The Belashtitsa Monastery (Белащински манастир) is a convent in the western Rhodope Mountains near the village of Belashtitsa at 12 km to the south of Plovdiv. It is dedicated to St George the Victorious.

The monastery has been declared a monument of culture and consists of a church, chapel, dwellings and farm buildings. The church is one nave, one apse edifice with inner and outer narthex without a dome and frescoes. It was constructed in 1838. There is a holy spring at the outer narthex. There is a stone fountain in the yard which was built in 1831.

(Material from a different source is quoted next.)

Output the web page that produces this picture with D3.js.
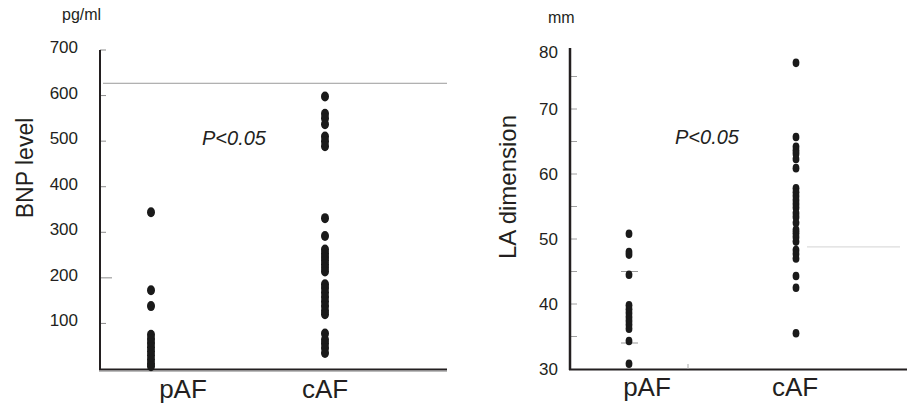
<!DOCTYPE html>
<html><head><meta charset="utf-8">
<script src="https://cdn.jsdelivr.net/npm/d3@7"></script>
<style>body{margin:0;background:#fff}svg{display:block}text{font-family:"Liberation Sans",Arial,sans-serif;fill:#231f20}</style>
</head><body><svg id="c" width="907" height="405"></svg>
<script>
// ---- data ----
const categories = ["pAF", "cAF"];
const bnpPAF = [344, 173, 138, 75, 66, 57, 48, 39, 30, 21, 12, 6];
const bnpCAF = [598, 560, 550, 537, 510, 500, 489, 331, 292, 262, 254, 246, 238, 230, 222, 214, 186, 178, 168, 158, 148, 138, 128, 120, 78, 64, 56, 46, 35];
const laPAF = [50.8, 48, 47.6, 44.5, 39.8, 39.2, 38.6, 38, 37.4, 36.8, 36.2, 34.3, 30.8];
const laCAF = [77.1, 65.7, 64.2, 63.6, 63.1, 62.3, 60.9, 57.8, 57.2, 56.6, 56, 55.4, 54.8, 54, 53.4, 52.5, 51.4, 50.9, 50.3, 49.6, 48.3, 47.7, 47.0, 44.3, 42.5, 35.5];
const bnpTicks = [100, 200, 300, 400, 500, 600, 700];
const laTicks = [30, 40, 50, 60, 70, 80];
const laMinorTicks = [35, 45, 55, 65, 75];
const bnpRefLine = 627;
const laRefLine = 48.8;
const laPafMarks = [45, 34];

const svg = d3.select("#c");

// ---------- LEFT PANEL ----------
const yL = d3.scaleLinear().domain([0, 700]).range([369, 50]);
const xL = d3.scalePoint().domain(categories).range([151, 325]);
const gL = svg.append("g");

gL.append("line").attr("x1", 103).attr("x2", 447)
  .attr("y1", yL(bnpRefLine)).attr("y2", yL(bnpRefLine))
  .attr("stroke", "#9a9a9a").attr("stroke-width", 1);

gL.selectAll(".tk").data(bnpTicks).join("line")
  .attr("x1", 100).attr("x2", d => d === 200 ? 112 : 106)
  .attr("y1", d => yL(d)).attr("y2", d => yL(d))
  .attr("stroke", "#8c8c8c").attr("stroke-width", 1);
gL.selectAll(".tl").data(bnpTicks).join("text")
  .attr("x", 78).attr("y", d => yL(d) - 3).attr("dy", "0.35em")
  .attr("text-anchor", "end").attr("font-size", 17).text(d => d);

gL.append("line").attr("x1", 100).attr("x2", 100).attr("y1", 50).attr("y2", 370)
  .attr("stroke", "#231f20").attr("stroke-width", 2);
gL.append("line").attr("x1", 99).attr("x2", 447).attr("y1", 369.5).attr("y2", 369.5)
  .attr("stroke", "#231f20").attr("stroke-width", 2);
gL.append("line").attr("x1", 99).attr("x2", 447).attr("y1", 371.5).attr("y2", 371.5)
  .attr("stroke", "#bbb").attr("stroke-width", 1);

const bnpData = [].concat(bnpPAF.map(v => ({c: "pAF", v})), bnpCAF.map(v => ({c: "cAF", v})));
gL.selectAll(".d").data(bnpData).join("ellipse")
  .attr("cx", d => xL(d.c)).attr("cy", d => yL(d.v))
  .attr("rx", 4).attr("ry", 5).attr("fill", "#1a1a1a");

gL.append("text").attr("x", 62).attr("y", 20).attr("font-size", 16).text("pg/ml");
gL.append("text").attr("transform", "translate(33,168) rotate(-90)")
  .attr("text-anchor", "middle").attr("font-size", 23).text("BNP level");
gL.append("text").attr("x", 202).attr("y", 145).attr("font-size", 20)
  .attr("font-style", "italic").text("P<0.05");
const labelDxL = [32, 0];
gL.selectAll(".xl").data(categories).join("text")
  .attr("x", (d, i) => xL(d) + labelDxL[i]).attr("y", 398)
  .attr("text-anchor", "middle").attr("font-size", 26).text(d => d);

// ---------- RIGHT PANEL ----------
const yR = d3.scaleLinear().domain([30, 80]).range([369, 44]);
const xR = d3.scalePoint().domain(categories).range([629, 796]);
const gR = svg.append("g");

gR.append("line").attr("x1", 807).attr("x2", 900)
  .attr("y1", yR(laRefLine)).attr("y2", yR(laRefLine))
  .attr("stroke", "#dcdcdc").attr("stroke-width", 1.2);

gR.selectAll(".tk").data(laTicks.concat(laMinorTicks).filter(d => d > 30 && d < 80)).join("line")
  .attr("x1", 570).attr("x2", 577)
  .attr("y1", d => yR(d)).attr("y2", d => yR(d))
  .attr("stroke", "#a0a0a0").attr("stroke-width", 1);
gR.selectAll(".tl").data(laTicks).join("text")
  .attr("x", 558).attr("y", d => d === 80 ? yR(d) + 8 : yR(d)).attr("dy", "0.35em")
  .attr("text-anchor", "end").attr("font-size", 17).text(d => d);

gR.selectAll(".pm").data(laPafMarks).join("line")
  .attr("x1", xR("pAF") - 8).attr("x2", xR("pAF") + 9)
  .attr("y1", d => yR(d)).attr("y2", d => yR(d))
  .attr("stroke", "#999").attr("stroke-width", 1);

gR.append("line").attr("x1", 570).attr("x2", 570).attr("y1", 48).attr("y2", 370)
  .attr("stroke", "#231f20").attr("stroke-width", 2.5);
gR.append("line").attr("x1", 569).attr("x2", 907).attr("y1", 369.5).attr("y2", 369.5)
  .attr("stroke", "#231f20").attr("stroke-width", 2);
gR.append("line").attr("x1", 688).attr("x2", 688).attr("y1", 364).attr("y2", 369)
  .attr("stroke", "#aaa").attr("stroke-width", 1);

const laData = [].concat(laPAF.map(v => ({c: "pAF", v})), laCAF.map(v => ({c: "cAF", v})));
gR.selectAll(".d").data(laData).join("ellipse")
  .attr("cx", d => xR(d.c)).attr("cy", d => yR(d.v))
  .attr("rx", 3.4).attr("ry", 4.3).attr("fill", "#1a1a1a");

gR.append("text").attr("x", 548).attr("y", 23).attr("font-size", 16).text("mm");
gR.append("text").attr("transform", "translate(516,187) rotate(-90)")
  .attr("text-anchor", "middle").attr("font-size", 24).text("LA dimension");
gR.append("text").attr("x", 675).attr("y", 144).attr("font-size", 20)
  .attr("font-style", "italic").text("P<0.05");
const labelDxR = [18, -1];
gR.selectAll(".xl").data(categories).join("text")
  .attr("x", (d, i) => xR(d) + labelDxR[i]).attr("y", 396)
  .attr("text-anchor", "middle").attr("font-size", 26).text(d => d);
</script></body></html>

The monastery was established in 1020 by the Byzantine commander Nikephoros Xiphias who became governor of Plovdiv in 1018. Xiphias had important contributions for the Byzantine victory in the battle of Kleidion in 1014 which determined the fall of the First Bulgarian Empire four years later. His regiments crossed the Belasitsa mountain and attacked the Bulgarian troops of Emperor Samuil in the rare. According to the legent, the Byzantine Emperor Basil II gave to Xiphias some of the captured Bulgarians who built the village of Belasitsa near the monastery which was later renamed to Brestovitsa. The monastery was dedicated to Saint George.

It was destroyed by the Ottomans in 1364 in the course of the Bulgarian-Ottoman Wars and was rebuilt in the 18th century. It was burned by the Turks in 1878 during the end of the Russo-Turkish War (1877-1878) when the defense lines of the retreating Ottomans passed through the line Kuklen-Brestnik-Brestovitsa. After the Liberation of Bulgaria the convent was rebuilt once again but remained under the jurisdiction of the Patriarchate of Constantinople until 1906.

In the vicinity of the monastery there is a locality with plane trees and an Ottoman watch tower.